By Nancy Dashwood
DASSEL, COKATO, MN Dassel-Cokato Schools’ strategic planning committee, comprised of school board members, district staff, students, and volunteer community members, gathered April 26 to visit areas of the school which would be expanded and improved by the passage of a referendum in November.
The group started with a visit to the school’s industrial technology and family consumer science areas. Industrial tech teacher Steve Ellis told the group about the difficulty of working with many students in a small space, with outdated equipment.
In the family and consumer science area (FACS), Ellis talked about those teachers’ challenges to keep cooking ingredients and sewing supplies separated and clean within the same classroom.
In the parking lot closest to the school district office and early childhood education areas, Area Learning Center (ALC) Director Jon Nelson explained how having the ALC moved onto the high school campus would increase learning time for students, and also save significant amount of travel time and district money.
Nelson also elaborated on how ALC students could more easily access mainstream classes, as well as being able to provide more educational opportunities for night school students.
The strategic planning committee walked to the edge of the parking lot and made their way over the heavily rutted road behind the school building to the district’s multi-purpose building.
The district accepted the multi-purpose building as a donation late last year. Residents have been debating since then about how to best use the empty building for school purposes.
The strategic planning committee members moved to the middle school choir room to discuss ideas.
School Board Chair Rebecca Clemen presented what the board felt would be the best choice for the multi-purpose building a refrigerated ice facility to be used for playing hockey.
The committee launched into an informal question/answer/brainstorming session about all of the proposed changes.

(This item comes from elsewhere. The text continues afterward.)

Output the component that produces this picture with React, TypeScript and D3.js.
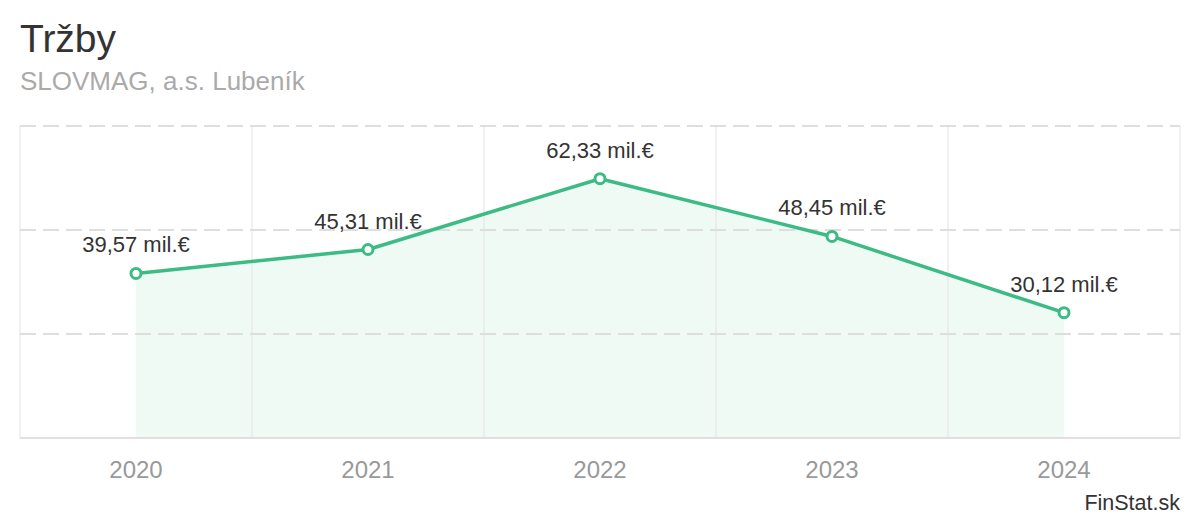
import React from "react";
import * as d3 from "d3";

const years = ["2020", "2021", "2022", "2023", "2024"];
const revenue = [39.57, 45.31, 62.33, 48.45, 30.12];
const yTicks = [0, 25, 50, 75];
const title = "Tržby";
const subtitle = "SLOVMAG, a.s. Lubeník";
const credit = "FinStat.sk";

const W = 1200;
const H = 520;
const left = 20;
const right = 1180;
const top = 126;
const bottom = 438;
const green = "#3dbb85";
const font = "'Liberation Sans', Arial, Helvetica, sans-serif";

const fmt = (v: number) => v.toFixed(2).replace(".", ",") + " mil.€";

export default function App() {
  const x = d3.scaleBand<string>().domain(years).range([left, right]);
  const y = d3.scaleLinear().domain([0, 75]).range([bottom, top]);
  const cx = (d: string) => (x(d) ?? 0) + x.bandwidth() / 2;
  const pts = years.map((yr, i) => ({ yr, v: revenue[i] }));
  const line = d3
    .line<{ yr: string; v: number }>()
    .x((d) => cx(d.yr))
    .y((d) => y(d.v));
  const area = d3
    .area<{ yr: string; v: number }>()
    .x((d) => cx(d.yr))
    .y0(y(0))
    .y1((d) => y(d.v));
  const bounds = [...years.map((d) => x(d) ?? 0), right];

  return (
    <svg
      width={W}
      height={H}
      style={{ position: "absolute", left: 0, top: 0, background: "#fff" }}
      fontFamily={font}
    >
      <rect x={0} y={0} width={W} height={H} fill="#fff" />
      <text x={20} y={52} fontSize={39} fill="#333">
        {title}
      </text>
      <text x={20} y={90} fontSize={26} fill="#aaa">
        {subtitle}
      </text>
      <path d={area(pts) ?? ""} fill="#effaf5" />
      {bounds.map((b, i) => (
        <line key={"v" + i} x1={b} x2={b} y1={top} y2={bottom} stroke="#e3e3e3" strokeWidth={1} />
      ))}
      {yTicks
        .filter((t) => t !== 0)
        .map((t) => (
          <line
            key={"h" + t}
            x1={left}
            x2={right}
            y1={y(t)}
            y2={y(t)}
            stroke="#dedede"
            strokeWidth={2}
            strokeDasharray="16,7"
          />
        ))}
      <line x1={left} x2={right} y1={y(0)} y2={y(0)} stroke="#e0e0e0" strokeWidth={2} />
      <path d={line(pts) ?? ""} fill="none" stroke={green} strokeWidth={3.5} strokeLinejoin="round" />
      {pts.map((d) => (
        <circle key={"c" + d.yr} cx={cx(d.yr)} cy={y(d.v)} r={5} fill="#fff" stroke={green} strokeWidth={3} />
      ))}
      {pts.map((d) => (
        <text key={"l" + d.yr} x={cx(d.yr)} y={y(d.v) - 21} fontSize={22} fill="#333" textAnchor="middle">
          {fmt(d.v)}
        </text>
      ))}
      {years.map((d) => (
        <text key={"x" + d} x={cx(d)} y={478} fontSize={24} fill="#999" textAnchor="middle">
          {d}
        </text>
      ))}
      <text x={1180} y={510} fontSize={21.5} fill="#333" textAnchor="end">
        {credit}
      </text>
    </svg>
  );
}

A short list of the majority of those changes includes:
• continued industrial technology equipment overhaul;
• CNC milling machines and CNC lathe;
• Ag mechanics lab creation, including areas for teaching life skills, ag mechanics, and engine and robotics courses;
• middle school industrial tech lab expansion of building and equipment;
• high school industrial technology separate rooms for machining and welding, and new electrical, ventilation and lighting for that area;
• high school family and consumer science facility expansion;
• CTE and ALC facility and extended hours of operation;
• movement of the student-run school store to provide more space and more open hours;
• what to do with the pool, which was recently inspected, does not leak, and could be brought back into operation; and,
• creating usable space in the multi-purpose building, and deciding what components are necessary.